EXTRACTED RECORDS -
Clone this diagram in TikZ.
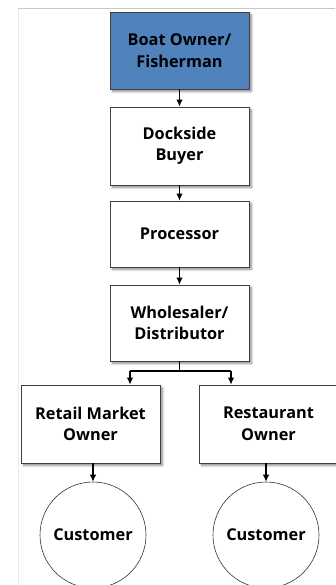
\documentclass[tikz,border=0pt]{standalone}
\usepackage{fontspec}
\setmainfont{Open Sans}
\usetikzlibrary{arrows.meta,shadows.blur}
\definecolor{boatblue}{RGB}{80,130,190}
\definecolor{frame}{RGB}{200,200,200}
\tikzset{
  box/.style={draw=black!75, line width=0.8pt, fill=white, minimum width=139pt,
    align=center, font=\bfseries\fontsize{16.3}{21.5}\selectfont, inner sep=0pt,
    blur shadow={shadow xshift=2.5pt, shadow yshift=-2.5pt, shadow blur steps=6, shadow opacity=45}},
  cust/.style={draw=black!80, line width=0.6pt, fill=white, circle, minimum size=106pt,
    inner sep=0pt, font=\bfseries\fontsize{16.3}{21.5}\selectfont},
  conn/.style={line width=1.1pt, -{Latex[length=7pt,width=6.5pt]}},
}
\begin{document}
\begin{tikzpicture}[x=1pt,y=-1pt]
\useasboundingbox (0,0) rectangle (335,585);
\draw[frame, line width=1pt] (335,9) -- (18,9);
\draw[black!8, line width=0.8pt] (18,9) -- (18,585);
\node[box, fill=boatblue, minimum height=77pt] (boat) at (179.5,50.5) {Boat Owner/\\Fisherman};
\node[box, minimum height=78pt] (dock) at (179.5,146) {Dockside\\Buyer};
\node[box, minimum height=66pt] (proc) at (179.5,234) {Processor};
\node[box, minimum height=76pt] (whole) at (179.5,323) {Wholesaler/\\Distributor};
\node[box, minimum height=78pt] (retail) at (90.5,424) {Retail Market\\Owner};
\node[box, minimum height=78pt] (rest) at (268.5,424) {Restaurant\\Owner};
\node[cust] (c1) at (93,535) {Customer};
\node[cust] (c2) at (266,535) {Customer};
\draw[conn] (boat) -- (dock);
\draw[conn] (dock) -- (proc);
\draw[conn] (proc) -- (whole);
\coordinate (jl) at (130,371);
\coordinate (jr) at (231,371);
\draw[line width=1.1pt] (whole.south) -- (179.5,371);
\draw[line width=1.1pt] (jl) -- (jr);
\draw[conn] (jl) -- (jl |- retail.north);
\draw[conn] (jr) -- (jr |- rest.north);
\draw[conn] (c1 |- retail.south) -- (c1.north);
\draw[conn] (c2 |- rest.south) -- (c2.north);
\end{tikzpicture}
\end{document}
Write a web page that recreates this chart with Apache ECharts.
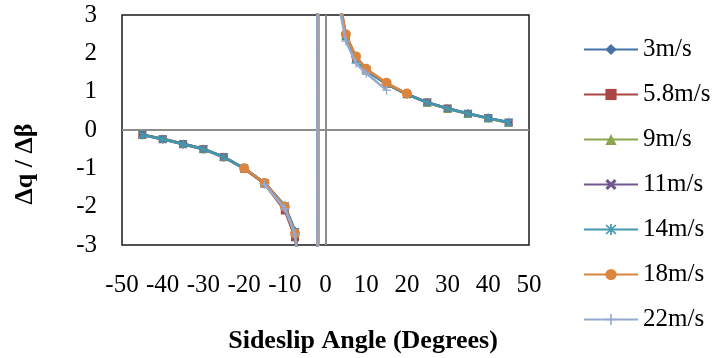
<!DOCTYPE html>
<html>
<head>
<meta charset="utf-8">
<script src="https://cdn.jsdelivr.net/npm/echarts@6/dist/echarts.min.js"></script>
<style>
html,body{margin:0;padding:0;background:#fff;}
#c{width:713px;height:358px;}
</style>
</head>
<body>
<div id="c"></div>
<script>
// ---- data ----
const seriesNames = ['3m/s','5.8m/s','9m/s','11m/s','14m/s','18m/s','22m/s'];
const xTicks = [-50,-40,-30,-20,-10,0,10,20,30,40,50];
const yTicks = [-3,-2,-1,0,1,2,3];

const xMain = [-45,-40,-35,-30,-25,-20,-15,-10,-7.5,-5,-2,-2,2.5,5,7.5,10,15,20,25,30,35,40,45];
const v3  = [-0.12,-0.23,-0.36,-0.49,-0.70,-1.00,-1.37,-1.97,-2.62,-5.0,-40,40,3.9,2.45,1.85,1.55,1.20,0.93,0.72,0.56,0.43,0.31,0.20];
const v58 = [-0.13,-0.24,-0.37,-0.50,-0.71,-1.01,-1.40,-2.10,-2.80,-5.2,-40,40,3.9,2.45,1.87,1.56,1.21,0.94,0.72,0.56,0.42,0.31,0.19];
const v9  = [-0.12,-0.23,-0.36,-0.49,-0.70,-1.00,-1.38,-2.00,-2.70,-5.1,-40,40,3.9,2.44,1.85,1.55,1.20,0.93,0.71,0.55,0.42,0.30,0.19];
const v11 = [-0.12,-0.24,-0.36,-0.50,-0.70,-1.00,-1.38,-1.99,-2.66,-5.0,-40,40,3.9,2.45,1.86,1.55,1.20,0.93,0.72,0.56,0.43,0.31,0.20];
const v14 = [-0.13,-0.24,-0.37,-0.50,-0.71,-1.00,-1.38,-1.98,-2.65,-5.0,-40,40,3.9,2.45,1.85,1.55,1.20,0.93,0.72,0.56,0.43,0.31,0.20];
const x18 = [-20,-15,-10,-7.5,-5,-1.7,-1.7,2.5,5,7.5,10,15,20];
const v18 = [-1.00,-1.38,-2.00,-2.70,-5.0,-40,40,4.0,2.50,1.92,1.60,1.23,0.95];
const x22 = [-15,-10,-7.5,-5,-2,-2,2.5,5,7.5,10,15];
const v22 = [-1.42,-2.05,-2.72,-5.2,-40,40,3.7,2.32,1.74,1.48,1.04];

const colors = ['#4572A7','#AA4643','#89A54E','#71588F','#4198AF','#DB843D','#93A9CF'];
const FONT = '"Liberation Serif","Times New Roman",serif';

function zip(xs, ys){ return xs.map((x,i)=>[x, ys[i]]); }

const xMark = 'path://M2,0L5,3L8,0L10,2L7,5L10,8L8,10L5,7L2,10L0,8L3,5L0,2Z';
const starMark = 'path://M1.5,0.5L5,4L8.5,0.5L9.5,1.5L6,5L9.5,8.5L8.5,9.5L5,6L1.5,9.5L0.5,8.5L4,5L0.5,1.5Z M4.3,0H5.7V10H4.3Z';
const plusMark = 'path://M4.3,0H5.7V4.3H10V5.7H5.7V10H4.3V5.7H0V4.3H4.3Z';

const symbols = ['diamond','rect','triangle',xMark,starMark,'circle',plusMark];
const sizes = [8,8,8,8,9,10,9];
const dataSets = [zip(xMain,v3),zip(xMain,v58),zip(xMain,v9),zip(xMain,v11),zip(xMain,v14),zip(x18,v18),zip(x22,v22)];

const series = seriesNames.map((n,i)=>({
  name:n, type:'line', data:dataSets[i],
  symbol:symbols[i], symbolSize:sizes[i], showSymbol:true,
  lineStyle:{color:colors[i], width:2.5},
  itemStyle:{color:colors[i], borderColor:colors[i], borderWidth:0},
  animation:false, z:3+i
}));
series.unshift({
  name:'zero', type:'line', data:[], z:1, silent:true, animation:false,
  markLine:{silent:true, symbol:'none', animation:false, label:{show:false},
    lineStyle:{color:'#8c8c8c', width:2, type:'solid'},
    data:[{xAxis:0},{yAxis:0}]}
});

const chart = echarts.init(document.getElementById('c'), null, {renderer:'canvas'});
chart.setOption({
  backgroundColor:'#fff',
  animation:false,
  grid:{left:122, right:184, top:15, bottom:113, show:true, borderColor:'#1a1a1a', borderWidth:1.5, backgroundColor:'transparent'},
  xAxis:{type:'value', min:xTicks[0], max:xTicks[xTicks.length-1], interval:10,
    axisLine:{show:false}, axisTick:{show:false}, splitLine:{show:false},
    axisLabel:{color:'#000', fontFamily:FONT, fontSize:25, margin:28}},
  yAxis:{type:'value', min:yTicks[0], max:yTicks[yTicks.length-1], interval:1,
    axisLine:{show:false}, axisTick:{show:false}, splitLine:{show:false},
    axisLabel:{color:'#000', fontFamily:FONT, fontSize:25, margin:25}},
  legend:{orient:'vertical', left:578, top:32, itemWidth:54, itemHeight:14, itemGap:20,
    data:seriesNames, textStyle:{color:'#000', fontFamily:FONT, fontSize:25}},
  graphic:[
    {type:'text', position:[363,341], style:{text:'Sideslip Angle (Degrees)', font:'bold 26px '+FONT, fill:'#000', textAlign:'center', textVerticalAlign:'middle'}},
    {type:'text', rotation:Math.PI/2, position:[25,164], style:{text:'Δq / Δβ', font:'bold 26px '+FONT, fill:'#000', textAlign:'center', textVerticalAlign:'middle'}}
  ],
  series:series
});
</script>
</body>
</html>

WHAT TO WORK ON - Only the lines from the one with "Write a web" through the one with "const yTicks = [-3,-2,-1,0,1,2,3];", both included, go in the copy, exactly as written. Leave the pictures behind.

SOLUTION BELOW -
Write a web page that recreates this chart with Apache ECharts.
<!DOCTYPE html>
<html>
<head>
<meta charset="utf-8">
<script src="https://cdn.jsdelivr.net/npm/echarts@6/dist/echarts.min.js"></script>
<style>
html,body{margin:0;padding:0;background:#fff;}
#c{width:713px;height:358px;}
</style>
</head>
<body>
<div id="c"></div>
<script>
// ---- data ----
const seriesNames = ['3m/s','5.8m/s','9m/s','11m/s','14m/s','18m/s','22m/s'];
const xTicks = [-50,-40,-30,-20,-10,0,10,20,30,40,50];
const yTicks = [-3,-2,-1,0,1,2,3];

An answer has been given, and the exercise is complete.